The five-year drought of initial public offerings (IPO) in the local market in the wake of the financial crisis is finally ending with a pipeline of new issues waiting to hit the market. With this, the market is turning a new phase, signalling an end to the crisis of confidence created by the 2008 bubble burst.
The dry spell was broken by the announcement of a new local company under formation by a few local businessmen and investors to enter retailing. The company, named Marka, is seeking to raise a modest $75 million to set operations rolling in the UAE’s fashion retailing and food sectors.
This was followed by the plan by Emirates Reit to float shares on Nasdaq Dubai. The real estate investment trust plans to raise at least Dh500 million, to be used for acquisitions and other investments in the rapidly recovering real estate sector.
Emaar Properties added to the excitement by hiring Morgan Stanley to advise on the sale of 25 per cent of its mall and retail business to raise up to Dh9 billion through a secondary market offering on Nasdaq Dubai and the London Stock Exchange. The issue is expected to happen around mid-June.
The latest addition to the IPO pipeline is that of freight forwarding company Able Logistics Group, which is majority-owned by a buy-out firm. This will only be the third logistics company in the region to go public after Aramex and Agility of Kuwait, both of which are listed on Dubai Financial Market (DFM).
Similarly, Abu Dhabi-based Senaat has hired HSBC and JP Morgan Chase for the sale of a part of its business, which includes the National Petroleum Construction Company, through an offering some time later this year. The issue is expected to be listed on the Abu Dhabi exchange.

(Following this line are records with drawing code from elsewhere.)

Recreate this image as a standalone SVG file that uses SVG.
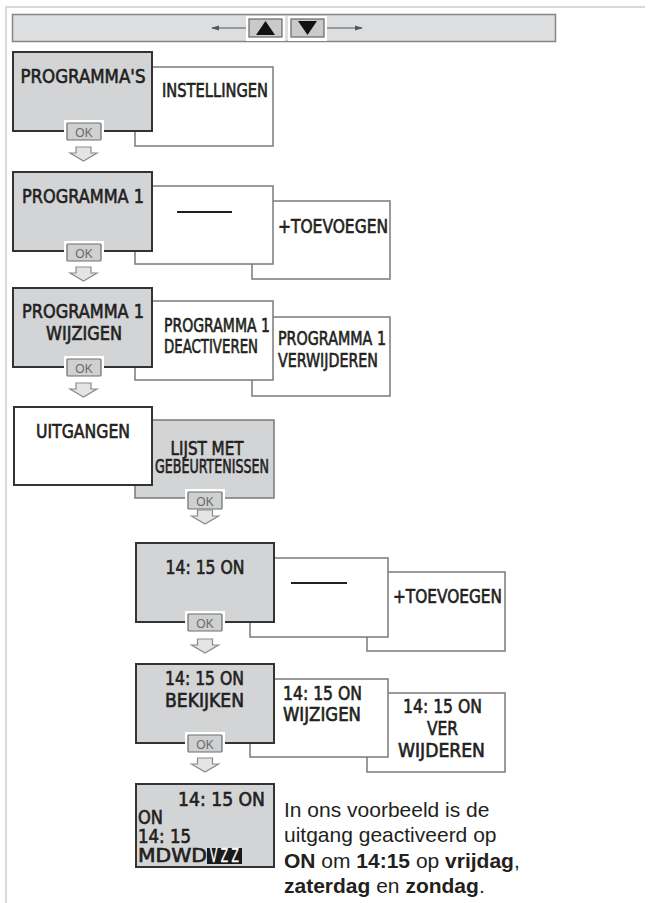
<svg xmlns="http://www.w3.org/2000/svg" width="654" height="903" viewBox="0 0 654 903">
<style>
.frame{fill:none;stroke:#d9d9d9;stroke-width:2}
.bar{fill:#dddedf;stroke:#858585;stroke-width:1.5}
.dk{fill:#d3d4d6;stroke:#333;stroke-width:2}
.wd{fill:#fff;stroke:#333;stroke-width:2}
.lt{fill:#fff;stroke:#7a7a7a;stroke-width:1.5}
.gl{fill:#d3d4d6;stroke:#7a7a7a;stroke-width:1.5}
.okw{fill:#fff}
.ok{fill:#cfd0d1;stroke:#6d6d6d;stroke-width:1.2}
.okt{font-family:"Liberation Sans",Arial,sans-serif;font-size:12px;fill:#6a6a6a;text-anchor:middle}
.arr{fill:#e4e4e4;stroke:#8a8a8a;stroke-width:1.2}
.lbl{font-family:"Liberation Sans Narrow","DejaVu Sans Condensed","Liberation Sans",sans-serif;font-size:19px;fill:#231f20;stroke:#231f20;stroke-width:0.6}
.inv{fill:#fff;stroke:#fff;stroke-width:0.4}
.mid{text-anchor:middle}
.dash{stroke:#231f20;stroke-width:2}
.para{font-family:"Liberation Sans",Arial,sans-serif;font-size:21px;fill:#231f20}
.b{font-weight:bold}
.btnw{fill:#fff}
.btn{fill:#c9cacb;stroke:#666;stroke-width:1.2}
.tri{fill:#111}
.nav{stroke:#555;stroke-width:1.2}
</style>
<defs>
<marker id="ah" markerWidth="8" markerHeight="6" refX="7" refY="3" orient="auto" markerUnits="userSpaceOnUse">
<path d="M0,0.5 L8,3 L0,5.5 Z" fill="#555"/>
</marker>
<symbol id="okbtn" overflow="visible">
<rect class="okw" x="-3" y="-3" width="40" height="23"/>
<rect class="ok" x="0" y="0" width="34" height="17" rx="1"/>
<text class="okt" x="17" y="13.5">OK</text>
</symbol>
<symbol id="down" overflow="visible">
<path class="arr" d="M6,0 H21 V6 H27 L13.5,14 L0,6 H6 Z"/>
</symbol>
</defs>

<g id="frame">
<path class="frame" d="M6,903 V7 H645"/>
</g>

<g id="navbar">
<rect class="bar" x="12.5" y="14.5" width="543" height="27"/>
<rect class="btnw" x="246" y="16" width="39" height="25"/>
<rect class="btnw" x="288" y="16" width="39" height="25"/>
<rect class="btn" x="249" y="19" width="33" height="18"/>
<rect class="btn" x="291" y="19" width="33" height="18"/>
<path class="tri" d="M256,35 L265.5,21 L275,35 Z"/>
<path class="tri" d="M298,21 L317,21 L307.5,35 Z"/>
<line class="nav" x1="246" y1="28" x2="212" y2="28" marker-end="url(#ah)"/>
<line class="nav" x1="327" y1="28" x2="362" y2="28" marker-end="url(#ah)"/>
</g>

<!-- Row 1 -->
<g id="instellingen">
<rect class="lt" x="135" y="67" width="138" height="79"/>
<text class="lbl mid" x="215" y="97" textLength="106" lengthAdjust="spacingAndGlyphs">INSTELLINGEN</text>
</g>
<g id="programmas">
<rect class="dk" x="13" y="52" width="139" height="79"/>
<text class="lbl mid" x="83" y="83" font-size="20" textLength="125" lengthAdjust="spacingAndGlyphs">PROGRAMMA'S</text>
<use href="#okbtn" x="67" y="123"/>
</g>

<!-- Row 2 -->
<g id="toevoegen1">
<rect class="lt" x="252" y="201" width="138" height="78"/>
<text class="lbl mid" x="333" y="233" textLength="110" lengthAdjust="spacingAndGlyphs">+TOEVOEGEN</text>
</g>
<g id="leeg1">
<rect class="lt" x="135" y="186" width="138" height="78"/>
<line class="dash" x1="177" y1="212" x2="232" y2="212"/>
</g>
<g id="programma1">
<rect class="dk" x="13" y="172" width="139" height="79"/>
<text class="lbl mid" x="83" y="203" font-size="20" textLength="122" lengthAdjust="spacingAndGlyphs">PROGRAMMA 1</text>
<use href="#okbtn" x="67" y="244"/>
</g>

<!-- Row 3 -->
<g id="verwijderen1">
<rect class="lt" x="252" y="317" width="138" height="79"/>
<text class="lbl" x="278" y="345" textLength="108" lengthAdjust="spacingAndGlyphs">PROGRAMMA 1</text>
<text class="lbl" x="278" y="367" textLength="100" lengthAdjust="spacingAndGlyphs">VERWIJDEREN</text>
</g>
<g id="deactiveren1">
<rect class="lt" x="135" y="301" width="138" height="79"/>
<text class="lbl" x="164" y="332" textLength="106" lengthAdjust="spacingAndGlyphs">PROGRAMMA 1</text>
<text class="lbl" x="164" y="353" textLength="94" lengthAdjust="spacingAndGlyphs">DEACTIVEREN</text>
</g>
<g id="wijzigen1">
<rect class="dk" x="13" y="288" width="139" height="79"/>
<text class="lbl mid" x="83" y="318" font-size="20" textLength="122" lengthAdjust="spacingAndGlyphs">PROGRAMMA 1</text>
<text class="lbl mid" x="84" y="340" font-size="20" textLength="76" lengthAdjust="spacingAndGlyphs">WIJZIGEN</text>
<use href="#okbtn" x="67" y="359"/>
</g>

<!-- Row 4 -->
<g id="lijst">
<rect class="gl" x="135" y="420" width="139" height="78"/>
<text class="lbl mid" x="207" y="455" font-size="15.5" textLength="73" lengthAdjust="spacingAndGlyphs">LIJST MET</text>
<text class="lbl mid" x="212" y="473" font-size="15.5" textLength="114" lengthAdjust="spacingAndGlyphs">GEBEURTENISSEN</text>
<use href="#okbtn" x="188" y="492"/>
</g>
<g id="uitgangen">
<rect class="wd" x="14" y="407" width="138" height="78"/>
<text class="lbl mid" x="83" y="438" font-size="20" textLength="94" lengthAdjust="spacingAndGlyphs">UITGANGEN</text>
</g>

<!-- Row 5 -->
<g id="toevoegen2">
<rect class="lt" x="367" y="572" width="138" height="79"/>
<text class="lbl mid" x="447.5" y="603" textLength="109" lengthAdjust="spacingAndGlyphs">+TOEVOEGEN</text>
</g>
<g id="leeg2">
<rect class="lt" x="250" y="558" width="138" height="79"/>
<line class="dash" x1="291" y1="583" x2="347" y2="583"/>
</g>
<g id="event1415">
<rect class="dk" x="136" y="543" width="138" height="79"/>
<text class="lbl mid" x="205" y="574" font-size="20" textLength="79" lengthAdjust="spacingAndGlyphs">14: 15 ON</text>
<use href="#okbtn" x="188" y="614"/>
</g>

<!-- Row 6 -->
<g id="verwijderen1415">
<rect class="lt" x="367" y="693" width="138" height="79"/>
<text class="lbl mid" x="442.5" y="713" font-size="20" textLength="79" lengthAdjust="spacingAndGlyphs">14: 15 ON</text>
<text class="lbl mid" x="442.5" y="735" font-size="20" textLength="31" lengthAdjust="spacingAndGlyphs">VER</text>
<text class="lbl mid" x="441.5" y="757" font-size="20" textLength="87" lengthAdjust="spacingAndGlyphs">WIJDEREN</text>
</g>
<g id="wijzigen1415">
<rect class="lt" x="250" y="679" width="138" height="78"/>
<text class="lbl" x="283" y="700" font-size="20" textLength="79" lengthAdjust="spacingAndGlyphs">14: 15 ON</text>
<text class="lbl" x="283" y="721" font-size="20" textLength="78" lengthAdjust="spacingAndGlyphs">WIJZIGEN</text>
</g>
<g id="bekijken1415">
<rect class="dk" x="136" y="664" width="138" height="79"/>
<text class="lbl mid" x="204.5" y="685" font-size="20" textLength="79" lengthAdjust="spacingAndGlyphs">14: 15 ON</text>
<text class="lbl mid" x="204.5" y="707" font-size="20" textLength="79" lengthAdjust="spacingAndGlyphs">BEKIJKEN</text>
<use href="#okbtn" x="188" y="735"/>
</g>

<!-- Row 7 -->
<g id="display">
<rect class="dk" x="136" y="784" width="138" height="83"/>
<text class="lbl" x="265" y="806" font-size="19" text-anchor="end" textLength="87" lengthAdjust="spacingAndGlyphs">14: 15 ON</text>
<text class="lbl" x="138" y="824" font-size="16" textLength="25" lengthAdjust="spacingAndGlyphs">ON</text>
<text class="lbl" x="138" y="843" font-size="16" textLength="53" lengthAdjust="spacingAndGlyphs">14: 15</text>
<text class="lbl" x="138" y="862" font-size="16" textLength="69" lengthAdjust="spacingAndGlyphs">MDWD</text>
<rect x="207" y="848" width="35" height="16" fill="#1a1a1a"/>
<text class="lbl inv" x="210" y="862" font-size="15" textLength="29" lengthAdjust="spacingAndGlyphs">V Z Z</text>
</g>

<g id="connectors">
<use href="#down" x="70" y="147"/>
<use href="#down" x="70" y="267"/>
<use href="#down" x="70" y="383"/>
<use href="#down" x="191.5" y="510"/>
<use href="#down" x="191.5" y="639"/>
<use href="#down" x="191.5" y="758"/>
</g>

<g id="note">
<text class="para" x="284" y="817">In ons voorbeeld is de</text>
<text class="para" x="284" y="842">uitgang geactiveerd op</text>
<text class="para" x="284" y="868"><tspan class="b">ON</tspan> om <tspan class="b">14:15</tspan> op <tspan class="b">vrijdag</tspan>,</text>
<text class="para" x="284" y="893"><tspan class="b">zaterdag</tspan> en <tspan class="b">zondag</tspan>.</text>
</g>
</svg>
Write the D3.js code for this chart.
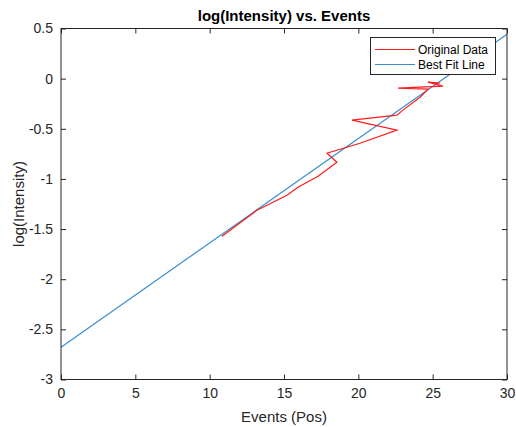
<!DOCTYPE html>
<html>
<head>
<meta charset="utf-8">
<script src="https://cdn.jsdelivr.net/npm/d3@7/dist/d3.min.js"></script>
<style>
  html, body { margin: 0; padding: 0; background: #fff; }
  svg { display: block; font-family: "Liberation Sans", Arial, sans-serif; }
</style>
</head>
<body>
<svg id="chart" width="516" height="427"></svg>
<script>
// Measured events vs log intensity
const eventsPos = [10.83, 13.18, 15.20, 15.94, 17.29, 18.56, 17.89, 20.11, 22.60, 19.57,
                   22.60, 23.00, 24.15, 24.69, 22.67, 25.69, 24.69, 25.49];
const logIntensity = [-1.571, -1.312, -1.162, -1.082, -0.973, -0.833, -0.743, -0.644, -0.514, -0.414,
                      -0.364, -0.314, -0.185, -0.105, -0.095, -0.075, -0.035, -0.045];

// Linear fit: log(I) = slope * x + intercept
const fitSlope = 0.104;
const fitIntercept = -2.678;
const fitX = [0, 30];

const xTicks = [0, 5, 10, 15, 20, 25, 30];
const yTicks = [-3, -2.5, -2, -1.5, -1, -0.5, 0, 0.5];

const svg = d3.select("#chart");
const m = { left: 61, right: 9, top: 28.5, bottom: 47.5 };
const W = 516, H = 427;
const x = d3.scaleLinear().domain([0, 30]).range([m.left, W - m.right]);
const y = d3.scaleLinear().domain([-3, 0.5]).range([H - m.bottom, m.top]);
const axisColor = "#262626";
const fitColor = "#3a8fd3";
const dataColor = "#ff1a1a";

const plot = svg.append("g");
plot.append("defs").append("clipPath").attr("id", "clip")
  .append("rect").attr("x", m.left).attr("y", m.top)
  .attr("width", x(30) - x(0)).attr("height", y(-3) - y(0.5));

const lines = plot.append("g").attr("clip-path", "url(#clip)");

// Best fit line
lines.append("path")
  .datum(fitX.map(v => [v, fitSlope * v + fitIntercept]))
  .attr("d", d3.line().x(d => x(d[0])).y(d => y(d[1])))
  .attr("fill", "none").attr("stroke", fitColor).attr("stroke-width", 1.2);

// Original data
lines.append("path")
  .datum(eventsPos.map((v, i) => [v, logIntensity[i]]))
  .attr("d", d3.line().x(d => x(d[0])).y(d => y(d[1])))
  .attr("fill", "none").attr("stroke", dataColor).attr("stroke-width", 1.2);

// Axes with inward ticks on all four sides
const tickLen = 5;
function styleAxis(g) {
  g.select(".domain").remove();
  g.selectAll(".tick line").attr("stroke", axisColor);
  g.selectAll(".tick text").attr("fill", axisColor).style("font-size", "14px")
    .style("font-family", "'Liberation Sans', Arial, sans-serif");
}
svg.append("g").attr("transform", `translate(0,${y(-3)})`)
  .call(d3.axisBottom(x).tickValues(xTicks).tickSizeInner(-tickLen).tickSizeOuter(0).tickPadding(9).tickFormat(d3.format("d")))
  .call(styleAxis);
svg.append("g").attr("transform", `translate(0,${y(0.5)})`)
  .call(d3.axisTop(x).tickValues(xTicks).tickSizeInner(-tickLen).tickSizeOuter(0).tickFormat(""))
  .call(styleAxis);
svg.append("g").attr("transform", `translate(${x(0)},0)`)
  .call(d3.axisLeft(y).tickValues(yTicks).tickSizeInner(-tickLen).tickSizeOuter(0).tickPadding(8).tickFormat(d => d3.format("")(d).replace("−", "-")))
  .call(styleAxis);
svg.append("g").attr("transform", `translate(${x(30)},0)`)
  .call(d3.axisRight(y).tickValues(yTicks).tickSizeInner(-tickLen).tickSizeOuter(0).tickFormat(""))
  .call(styleAxis);

// Axes box
svg.append("rect")
  .attr("x", x(0)).attr("y", y(0.5))
  .attr("width", x(30) - x(0)).attr("height", y(-3) - y(0.5))
  .attr("fill", "none").attr("stroke", axisColor).attr("stroke-width", 1);

// Title and labels
svg.append("text").attr("x", (x(0) + x(30)) / 2).attr("y", 20.5)
  .attr("text-anchor", "middle").attr("fill", "#000")
  .style("font-size", "15px").style("font-weight", "bold")
  .text("log(Intensity) vs. Events");
svg.append("text").attr("x", (x(0) + x(30)) / 2).attr("y", 422)
  .attr("text-anchor", "middle").attr("fill", axisColor)
  .style("font-size", "15px")
  .text("Events (Pos)");
svg.append("text")
  .attr("transform", `translate(24,${(y(-3) + y(0.5)) / 2}) rotate(-90)`)
  .attr("text-anchor", "middle").attr("fill", axisColor)
  .style("font-size", "15px")
  .text("log(Intensity)");

// Legend
const leg = svg.append("g");
leg.append("rect").attr("x", 370.5).attr("y", 37.5).attr("width", 125).attr("height", 37)
  .attr("fill", "#fff").attr("stroke", axisColor).attr("stroke-width", 1);
const legItems = [
  { label: "Original Data", color: dataColor, cy: 49.5 },
  { label: "Best Fit Line", color: fitColor, cy: 64.5 }
];
legItems.forEach(it => {
  leg.append("line").attr("x1", 375).attr("x2", 415).attr("y1", it.cy).attr("y2", it.cy)
    .attr("stroke", it.color).attr("stroke-width", 1.2);
  leg.append("text").attr("x", 418).attr("y", it.cy + 4.5)
    .attr("fill", "#000").style("font-size", "12px").text(it.label);
});
</script>
</body>
</html>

It is reassuring that the announced IPO plans are from activities as varied as oil and real estate to retailing and logistics, signalling a wider spread, rather than being restricted to a more probable sector like the real estate, which has seen some genuine upswing in recent times. A public issue for retailing is particularly interesting as there have been few issues of this nature in the past.
The pick-up in market offerings has also set the ball rolling at the offices of investment banks and brokerages, which are reactivating their equity operations. There is also a poaching game going on in right earnest, with companies recruiting brokers and dealers with experience in local and regional markets.
Goldman Sachs recently announced that it was restarting its equity trading business in the region and followed up with some poaching on the rival Bank of America Merrill Lynch resources. The investment bank seeks to fill the space left vacant by Morgan Stanley and Credit Suisse, which had moved their Dubai operations to Saudi Arabia some time back to target the kingdom’s bigger market.
Merrill Lynch in turn is said to have targeted the Dubai-based operations of another leading brokerage to hunt for people to lead its reactivated equity sales and trading business.
The prospective players probably include a Russian bank, which is apparently on a hiring spree to build up a full-fledged sales, trading and research operation in Dubai as part of its ambition to grow its influence in the region.
Until some time back, all announcements related to equity trading business used to be about companies down-sizing or winding up operations. Suddenly, there is a reversal of trend and all new announcements are about companies expanding activities or building up new teams.
While the new developments do lend credibility to the emerging state of the market and the possibilities for its growth, the herd mentality of players pulling out en masse when the chips are down and embarking on no-holds-barred competition on a hint of improvement leaves a sour taste.